I recently spoke with a treasured friend and mentor, a fascinating and mysterious artist in his own right.  I had not seen or communicated with him for several years.  He was and is a highly trained and gifted musician and musical theorist, scholar and thinker of great insight, intellect and creativity.  He told me that when he first encountered my music, he was troubled because he found it compelling, but he couldn’t figure out why.  He was used to being able to identify what made the music that he and others loved have the impact they do.  My music, on the other hand, often had none of these features and resisted the kind of analysis/assessment that is often used to assign value to a composer in an academic employment or composition community situation.  I took this as a treasured compliment.  I have little to complain about in my career as a whole, but it has taken many years to convince people that, oh, I don’t know, I’m not a hack—that my music is music, etc.  For years I would submit scores for this and that, and I think nobody knew what to do with them.  Handwritten.  Half notes and quarter notes when multi-tupleted 32nd notes were preferred.  Written instructions mixed with notation, figured bass, chord symbols, etc.  Freely mixed triads, open fifths, chromatic scales, etc.  There were always a few people, enough people, including some incredible performers, that supported what I was doing enough to keep me going.  But as far as being an accepted member of any scene – academic new music (uptown), classical establishment composition (midtown), international free improv, minimalism, postmodern, prog, out jazz, etc., it never really happened.  I find it difficult to ally myself with any one style community.  I suppose “downtown” has been the most comfortable concept for me because it is the least prescriptive.  It can kind of take in just about anything.

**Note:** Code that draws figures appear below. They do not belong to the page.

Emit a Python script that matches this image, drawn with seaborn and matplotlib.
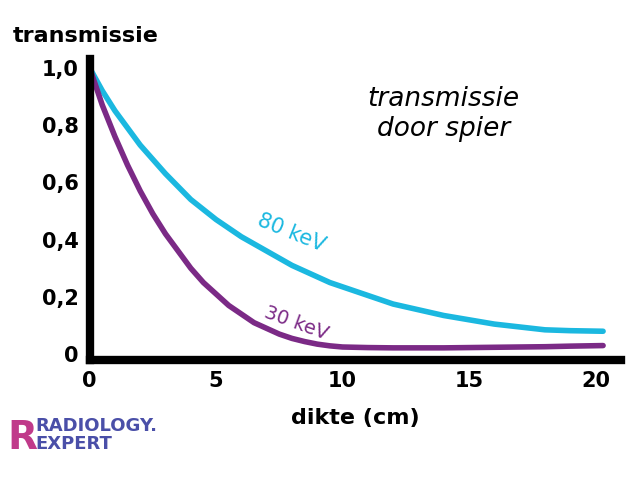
import matplotlib
matplotlib.use("Agg")
import matplotlib.pyplot as plt
import seaborn as sns
import pandas as pd

dikte = [0, 0.5, 1, 1.5, 2, 2.5, 3, 3.5, 4, 4.5, 5, 5.5, 6, 6.5, 7, 7.5, 8, 8.5, 9, 9.5,
         10, 11, 12, 13, 14, 15, 16, 17, 18, 19, 20.3]
t80 = [1.0, 0.92, 0.85, 0.79, 0.73, 0.68, 0.63, 0.585, 0.54, 0.505, 0.47, 0.44, 0.41,
       0.385, 0.36, 0.335, 0.31, 0.29, 0.27, 0.25, 0.235, 0.205, 0.175, 0.155, 0.135,
       0.12, 0.105, 0.095, 0.085, 0.082, 0.08]
t30 = [1.0, 0.87, 0.76, 0.66, 0.57, 0.49, 0.42, 0.36, 0.30, 0.25, 0.21, 0.17, 0.14,
       0.11, 0.09, 0.07, 0.055, 0.044, 0.035, 0.029, 0.025, 0.023, 0.022, 0.022, 0.022,
       0.023, 0.024, 0.025, 0.026, 0.028, 0.03]
xticks = [0, 5, 10, 15, 20]
yticks = [0, 0.2, 0.4, 0.6, 0.8, 1.0]
ylabels = ["0", "0,2", "0,4", "0,6", "0,8", "1,0"]

df = pd.DataFrame({"dikte": dikte * 2, "transmissie": t80 + t30,
                   "energie": ["80 keV"] * len(dikte) + ["30 keV"] * len(dikte)})

sns.set_style("white")
plt.rcParams["font.family"] = ["Verdana", "DejaVu Sans"]
plt.rcParams["text.color"] = "black"
plt.rcParams["xtick.color"] = "black"
plt.rcParams["ytick.color"] = "black"
fig = plt.figure(figsize=(6.4, 4.93), dpi=100)
ax = fig.add_axes([0.14, 0.27, 0.83, 0.61])
sns.lineplot(data=df, x="dikte", y="transmissie", hue="energie",
             palette={"80 keV": "#1bb8e0", "30 keV": "#7b2a86"},
             linewidth=4, legend=False, ax=ax)
ax.set_xlim(0, 21)
ax.set_ylim(-0.02, 1.03)
ax.set_xticks(xticks)
ax.set_yticks(yticks)
ax.set_yticklabels(ylabels)
ax.tick_params(labelsize=15, length=0, pad=8)
for t in ax.get_xticklabels() + ax.get_yticklabels():
    t.set_fontweight("bold")
for s in ["top", "right"]:
    ax.spines[s].set_visible(False)
for s in ["left", "bottom"]:
    ax.spines[s].set_linewidth(6)
    ax.spines[s].set_color("black")
ax.set_xlabel("dikte (cm)", fontsize=16, fontweight="bold", labelpad=12, color="black")
ax.set_ylabel("")
fig.text(0.02, 0.915, "transmissie", fontsize=16, fontweight="bold")
ax.text(14, 0.76, "transmissie\ndoor spier", fontsize=19, style="italic",
        ha="center", linespacing=1.2)
ax.text(6.5, 0.36, "80 keV", fontsize=15, color="#1bb8e0", rotation=-22)
ax.text(6.8, 0.05, "30 keV", fontsize=14, color="#7b2a86", rotation=-20)
fig.text(0.055, 0.09, "RADIOLOGY.\nEXPERT", fontsize=13, fontweight="bold",
         color="#4a4fa8", linespacing=0.95)
fig.text(0.012, 0.09, "R", fontsize=28, fontweight="bold", color="#c03a8a")
fig.savefig("out.png", dpi=100)
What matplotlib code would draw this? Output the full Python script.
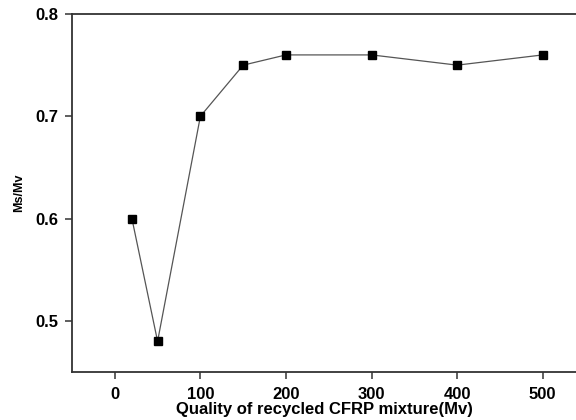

Anyway, back to peanut butter, shredded beef, Machaut, etc., another composer who has been a perennial influence is Robert Ashley.  He’s been perhaps the most pervasive influence on my music.  It is beyond the scope of this post to explore the reasons in full, but I will mention the main one, and this should hopefully tie my ramblings together to some extent.  I was introduced to Ashley first around 1991 by David Bernstein at Mills College, where Ashley had been head of the music department for about 10 years in the ‘70s.  I went to the library and watched much of Perfect Lives.  I was simultaneously repelled by the casiotone-esque percussion sounds and the low-res video of this piece, as well as its slow meandering pace, while I was fascinated, compelled, infatuated by this work for reasons I didn’t (and still barely) understand.  A year or so later, Bob brought his newest opera, Improvement to Mills for a live performance.  This piece shared elements of Perfect Lives, but had gorgeous electronic accompaniments and beautifully mature Ashley-esque vocal delivery and reinforcement.  To this day I don’t know what it is about Ashley that is so appealing to me.  There are specific aspects that have profoundly influenced me: his text setting, his texts themselves which exist in a liminal space between narrative and stream-of-conscious, and his invoking of the genre opera in its most vestigial form.  I could say the same for Feldman.  I don’t know why I love his music.  The tranquility, the transcendent harmony, the muted timbres are all beautiful, as is the perception-altering shape/form/structure of his pieces, all of which have profoundly influenced me.  But there is something else that I can’t place my finger on, that makes me come back again and again to Feldman’s music.  Same for Machaut.  In the case of Machaut, as with Beethoven and a few others, there is enough data to analyze and talk about to satisfy the academic mind as to their merit.  Not so much for Ashley and Feldman.  Believe me, I’ve read attempts to break their music down, uncover what makes it tick.  Not very convincing/successful.  More than anything, these composers have given me the courage, the permission to privilege inspiration over craft, conception over construction, etc.